Ahmadinejad had been pushing for a fresh face to purge a ministry he claims has been run by a “mafia” and for Iran’s huge oil revenues to be distributed among the poor.

He won the backing of 172 deputies out of the 259 present in the 290-seat Majlis. Fifty-three MPs voted against and 34 abstained.

Deputies had rejected Ahmadinejad’s first choice on 29 August, arguing that the radical nominee lacked experience in a sector which accounts for 80% of the country’s export revenues.

The president’s second nominee was withdrawn ahead of a vote, while the third was rejected last month.

Considerable experience

“[Vaziri-Hamaneh is]caring, pious and devoted … who has been in different parts of the oil ministry for more than 30 years”  

Mahmoud Ahmadinejad,
Iranian president

In a brief speech, Ahmadinejad touted Vaziri-Hamaneh’s experience, saying he was “one of the caring, pious and devoted sources of the oil ministry, who has been in different parts of the oil ministry for more than 30 years.

“For more than three months he has been running the ministry well,” said Ahmadinejad, who appeared confident he would escape another embarrassing no-confidence vote for his nominee.

Born in 1945, Vaziri-Hamaneh has spent his entire career in the oil sector, the backbone of the country’s economy.

Iran, holder of the world’s second-largest oil and gas reserves with an estimated 12% of global oil reserves, currently produces 4.2 million barrels a day, or 5.2% of the world’s production.

Parliament reassured?

Vaziri-Hamaneh has a master’s degree in governmental management and began work as a petroleum project engineer in a subsidiary of the ministry.

He became a director of corporate planning in the oil ministry and has served as a board member of the state-run National Iranian Oil Company.

One MP, Sattar Hedayatkhah, said Vaziri-Hamaneh was more competent than previous oil ministers, and went on to chastise the president for proposing a series of inferior candidates.

“The good point is that we’ve arrived at this position step by step, right from the bottom,” he said.

Ahmadinejad criticism

Parliament is controlled by Iran’s right wing, but many deputies have voiced unease with Ahmadinejad’s ultra-radical style that many fear is pushing the country back into international isolation.

The long-running dispute over the minister has also highlighted divisions within the Islamic republic’s dominant right-wing camp, a mix of more pragmatic and moderate conservatives and religious hardliners such as Ahmadinejad.

Deputies have acknowledged that the failure to fill the post has been damaging to investor confidence as well as the Iran’s standing within Opec, where it is the number-two producer.

But not all deputies were happy with Ahmadinejad’s compromise.
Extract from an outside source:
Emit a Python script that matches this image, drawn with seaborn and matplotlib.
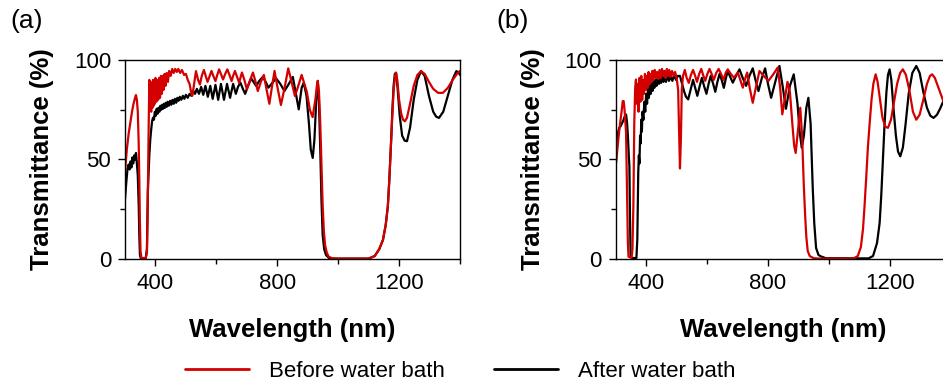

MP Rashid Jalali-Jafari complained the new minister was apparently oblivious to the presence of an “oil mafia”, pointing to “150 companies which have been set up under the oil ministry for both proper and improper contracts”.

Vaziri-Hamaneh is seen as a figure unlikely to upset the volatile international markets, and has also spoken out in favour of improving conditions for foreign investment.

Constitutional control

President Ahmadinejad's style has come under strong criticism
President Ahmadinejad’s style has come under strong criticism

President Ahmadinejad’s style
has come under strong criticism

Ahmadinejad, on the other hand, has made clear his desire to see more contracts go to Iranian firms.
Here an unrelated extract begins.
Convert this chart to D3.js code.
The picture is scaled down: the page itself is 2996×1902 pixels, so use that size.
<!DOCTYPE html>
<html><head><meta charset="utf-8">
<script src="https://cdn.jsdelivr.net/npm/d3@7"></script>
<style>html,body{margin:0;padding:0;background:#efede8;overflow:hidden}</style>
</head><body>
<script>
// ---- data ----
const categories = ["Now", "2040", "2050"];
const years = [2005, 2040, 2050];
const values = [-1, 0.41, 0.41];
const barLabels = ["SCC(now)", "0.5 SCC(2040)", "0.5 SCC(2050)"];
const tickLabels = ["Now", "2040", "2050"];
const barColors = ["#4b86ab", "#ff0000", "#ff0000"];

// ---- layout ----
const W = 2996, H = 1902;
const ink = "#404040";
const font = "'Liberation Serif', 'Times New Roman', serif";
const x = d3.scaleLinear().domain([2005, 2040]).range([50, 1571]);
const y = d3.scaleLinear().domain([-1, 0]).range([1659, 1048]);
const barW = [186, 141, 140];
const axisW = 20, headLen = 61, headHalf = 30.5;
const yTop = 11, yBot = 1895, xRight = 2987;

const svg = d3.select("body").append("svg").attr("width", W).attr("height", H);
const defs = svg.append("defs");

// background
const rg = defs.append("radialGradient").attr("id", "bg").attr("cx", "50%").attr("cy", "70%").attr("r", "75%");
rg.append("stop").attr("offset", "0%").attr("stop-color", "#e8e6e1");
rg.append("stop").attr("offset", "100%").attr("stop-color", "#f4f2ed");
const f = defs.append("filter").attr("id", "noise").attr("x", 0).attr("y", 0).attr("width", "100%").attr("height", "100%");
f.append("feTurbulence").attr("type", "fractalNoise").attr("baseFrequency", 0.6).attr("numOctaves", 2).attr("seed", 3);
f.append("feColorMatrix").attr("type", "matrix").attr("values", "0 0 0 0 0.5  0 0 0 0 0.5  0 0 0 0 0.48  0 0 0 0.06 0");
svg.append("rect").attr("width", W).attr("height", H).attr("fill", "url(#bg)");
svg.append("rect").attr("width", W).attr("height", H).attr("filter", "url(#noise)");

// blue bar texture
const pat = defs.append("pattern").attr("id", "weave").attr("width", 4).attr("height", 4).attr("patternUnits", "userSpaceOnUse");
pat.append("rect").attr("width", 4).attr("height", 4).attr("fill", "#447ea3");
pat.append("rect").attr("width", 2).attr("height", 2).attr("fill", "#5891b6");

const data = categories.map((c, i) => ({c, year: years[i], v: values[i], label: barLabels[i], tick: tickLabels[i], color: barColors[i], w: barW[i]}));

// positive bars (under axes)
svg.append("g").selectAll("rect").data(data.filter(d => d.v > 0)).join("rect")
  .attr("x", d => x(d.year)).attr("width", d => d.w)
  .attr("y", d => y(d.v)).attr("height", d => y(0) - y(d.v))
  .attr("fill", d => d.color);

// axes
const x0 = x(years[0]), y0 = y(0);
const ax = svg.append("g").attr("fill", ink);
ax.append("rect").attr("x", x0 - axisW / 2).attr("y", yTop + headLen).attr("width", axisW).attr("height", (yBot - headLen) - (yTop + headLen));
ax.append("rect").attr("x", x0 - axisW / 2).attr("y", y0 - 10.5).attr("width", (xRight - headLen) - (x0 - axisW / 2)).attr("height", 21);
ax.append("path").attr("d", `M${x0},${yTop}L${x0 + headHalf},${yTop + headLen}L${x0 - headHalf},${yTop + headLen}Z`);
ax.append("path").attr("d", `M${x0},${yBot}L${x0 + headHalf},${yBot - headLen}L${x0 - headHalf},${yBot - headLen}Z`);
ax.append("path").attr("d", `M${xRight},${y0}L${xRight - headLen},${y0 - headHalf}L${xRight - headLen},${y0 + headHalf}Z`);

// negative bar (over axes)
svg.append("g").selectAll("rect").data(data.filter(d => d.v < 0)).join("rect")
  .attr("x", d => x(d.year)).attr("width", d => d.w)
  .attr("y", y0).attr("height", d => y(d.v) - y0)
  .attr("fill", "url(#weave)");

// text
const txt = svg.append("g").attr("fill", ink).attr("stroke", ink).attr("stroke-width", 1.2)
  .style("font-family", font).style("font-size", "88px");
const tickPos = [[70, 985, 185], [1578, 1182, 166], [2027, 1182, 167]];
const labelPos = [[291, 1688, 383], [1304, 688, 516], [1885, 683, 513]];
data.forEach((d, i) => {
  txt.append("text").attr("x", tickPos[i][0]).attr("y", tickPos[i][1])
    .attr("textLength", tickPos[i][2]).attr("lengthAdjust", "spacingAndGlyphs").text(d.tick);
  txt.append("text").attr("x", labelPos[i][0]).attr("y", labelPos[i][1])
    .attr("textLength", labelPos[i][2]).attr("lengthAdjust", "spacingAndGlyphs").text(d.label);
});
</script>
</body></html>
Last week, Vaziri-Hamaneh said the oil and gas “buy-back” scheme, set up for contracts with foreign companies in order to overcome a constitutional barrier to them holding equity, should be abandoned.
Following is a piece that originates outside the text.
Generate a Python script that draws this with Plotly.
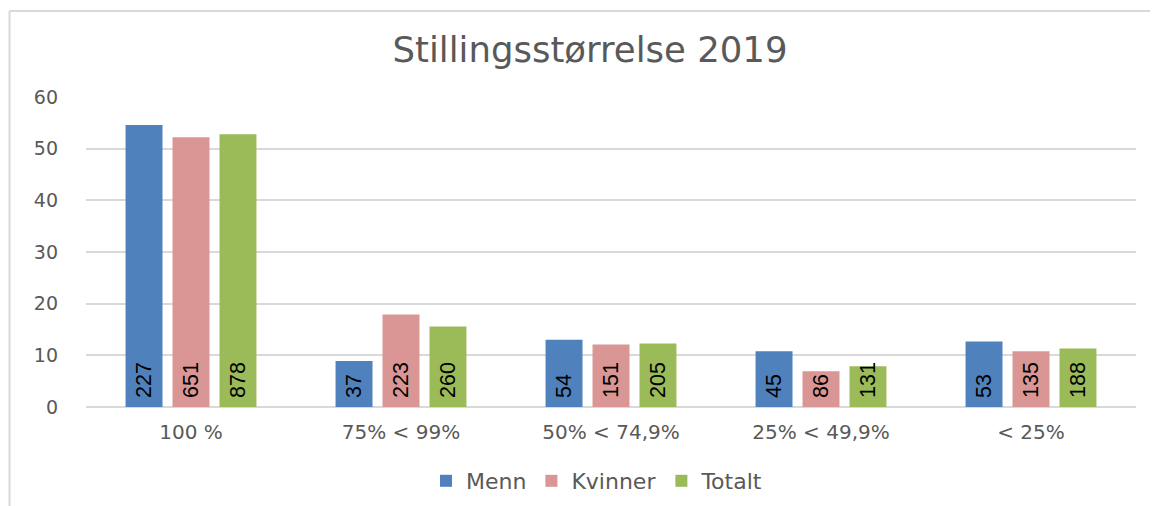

“But we will definitely have foreign partners in our contracts and we welcome foreign investment under appropriate conditions and prices,” Vaziri-Hamaneh said.

Iran’s constitution, hammered out after the 1979 Islamic revolution, puts oil and gas within the state sector and forbids concessionary basis or direct equity stake production-sharing agreements with foreign firms.

Analysts have repeatedly said Iran is under pressure to at least tweak the arrangement if it wants to meet targets to boost its oil production capacity from 4.2 million barrels per day to 5.4 million by 2010 and then to seven million by 2015.